Like all energy forecasts, the lower projections from the Texas team could turn out to be inaccurate. Technological advances in the next few decades could open up more resources at lower costs, driving US production even higher than the EIA has predicted. But it is also possible that the Texas forecasts are too high, and that gas production will fall off even faster than the team suggests.
The one certainty here is that the United States and other nations have invested relatively little in tracking and assessing their natural resources. The EIA has a total budget of US$117 million, less than the value of one day’s gas production from the country’s shale formations. The agency’s budget has increased in recent years, but US natural-gas production has grown much more rapidly. There are now tens of thousands of wells tapping shale formations, and thousands more are started each year.

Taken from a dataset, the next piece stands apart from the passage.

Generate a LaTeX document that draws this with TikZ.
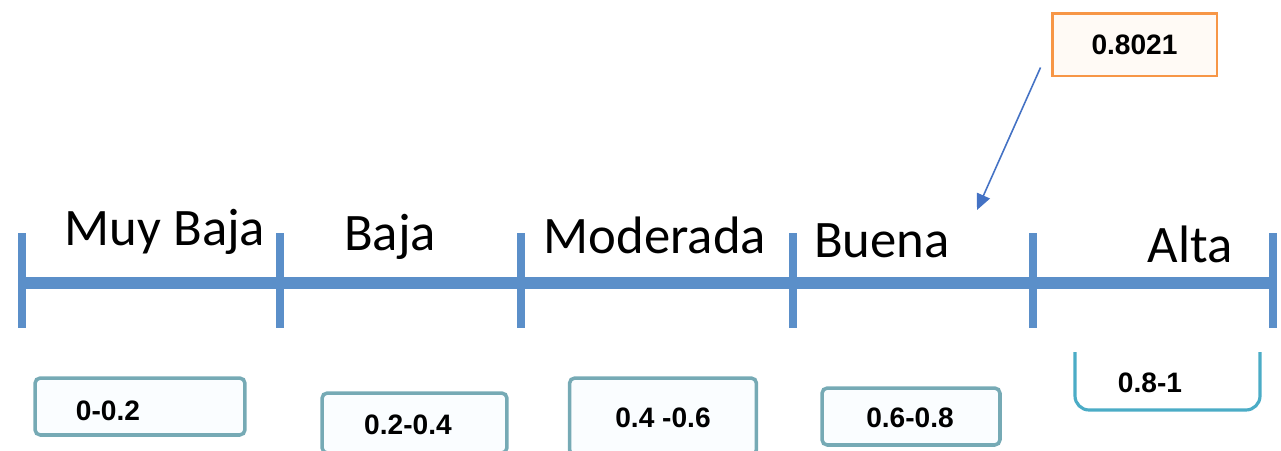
\documentclass[tikz,border=0pt]{standalone}
\usepackage{fontspec}
\setmainfont{Liberation Sans}
\newfontfamily\calibri{Carlito}
\usepackage{xcolor}
\usetikzlibrary{calc, positioning, arrows.meta}
\definecolor{axisblue}{HTML}{5B8FC9}
\definecolor{boxteal}{HTML}{76AAB5}
\definecolor{brackblue}{HTML}{4BACC6}
\definecolor{valorange}{HTML}{F79646}
\definecolor{arrowblue}{HTML}{4472C4}

\begin{document}
\begin{tikzpicture}[x=0.02cm,y=-0.02cm,
                    level label/.style={font=\calibri\fontsize{30}{32}\selectfont,anchor=base,inner sep=0pt},
                    range box/.style={draw=boxteal,line width=2pt,fill=cyan!2,rounded corners=3pt,inner sep=0pt},
                    range text/.style={font=\bfseries\fontsize{16}{18}\selectfont,inner sep=0pt},
                    tick line/.style={draw=axisblue,line width=5pt},
                    pointer/.style={draw=arrowblue,line width=0.9pt,-{Triangle[length=9pt,width=8pt]}}]

  \useasboundingbox (0,0) rectangle (1281,450);

  % axis and ticks
  \coordinate (t0) at (22,283);
  \coordinate (t1) at (280,283);
  \coordinate (t2) at (521,283);
  \coordinate (t3) at (793,283);
  \coordinate (t4) at (1033,283);
  \coordinate (t5) at (1273,283);
  \draw[axisblue,line width=6.5pt] (t0) -- (t5);
  \foreach \t in {t0,t1,t2,t3,t4,t5}
    \draw[tick line] ($(\t)+(0,-50)$) -- ($(\t)+(0,45)$);

  % level names
  \node[level label] (muybaja) at (165,245) {Muy Baja};
  \node[level label] (baja) at (390,250) {Baja};
  \node[level label] (moderada) at (655,253) {Moderada};
  \node[level label] (buena) at (882,257) {Buena};
  \node[level label] (alta) at (1190,262) {Alta};

  % range boxes
  \node[range box,minimum width=4.2cm,minimum height=1.14cm] (box1) at (140,406.5) {};
  \node[range box,minimum width=3.7cm,minimum height=1.2cm] (box2) at (414.5,423) {};
  \node[range box,minimum width=3.74cm,minimum height=1.54cm] (box3) at (663,416.5) {};
  \node[range box,minimum width=3.56cm,minimum height=1.14cm] (box4) at (911,416.5) {};
  \coordinate (brl) at (1075,352);
  \coordinate (brr) at (1260,352);
  \draw[brackblue,line width=1.8pt,rounded corners=8pt] (brl) |- (1167,410) -| (brr);

  \node[range text] (r1) at (108,411) {0-0.2};
  \node[range text] (r2) at (408,425) {0.2-0.4};
  \node[range text] (r3) at (663,418) {0.4 -0.6};
  \node[range text] (r4) at (910,418) {0.6-0.8};
  \node[range text] (r5) at (1150,383) {0.8-1};

  % value and pointer
  \node[draw=valorange,line width=1.7pt,fill=orange!4,minimum width=3.3cm,minimum height=1.26cm,
        font=\bfseries\fontsize{16}{18}\selectfont] (val) at (1134.5,44.5) {0.8021};
  \coordinate (hit) at (977,210);
  \draw[pointer] ([shift={(-0.2cm,0.2cm)}]val.south west) -- (hit);

\end{tikzpicture}
\end{document}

US federal and state governments have also failed to keep up with environmental concerns associated with fracking of shale formations for gas. For each well, drillers use tens of millions of litres of water, as well as untold amounts of chemical additives — and most states do not require them to report which compounds they use. Environmental groups have charged that fracking fluids can contaminate drinking water near wells, and emissions associated with drilling and production have caused air pollution. There have been few government or academic studies so far, but some research has found evidence of contamination associated with shale-gas production. Similar environmental problems plague fracking of shale deposits for oil, which has led to a sharp rise in US petroleum production in the past five years. And then there is the bigger picture: the extra greenhouse-gas emissions that come from new sources of fossil fuels.
Fracking has momentum. It will probably continue to grow to become an important part of the energy mix in many parts of the world. But for strategic, economic and environmental reasons, all involved should take a hard look at the numbers.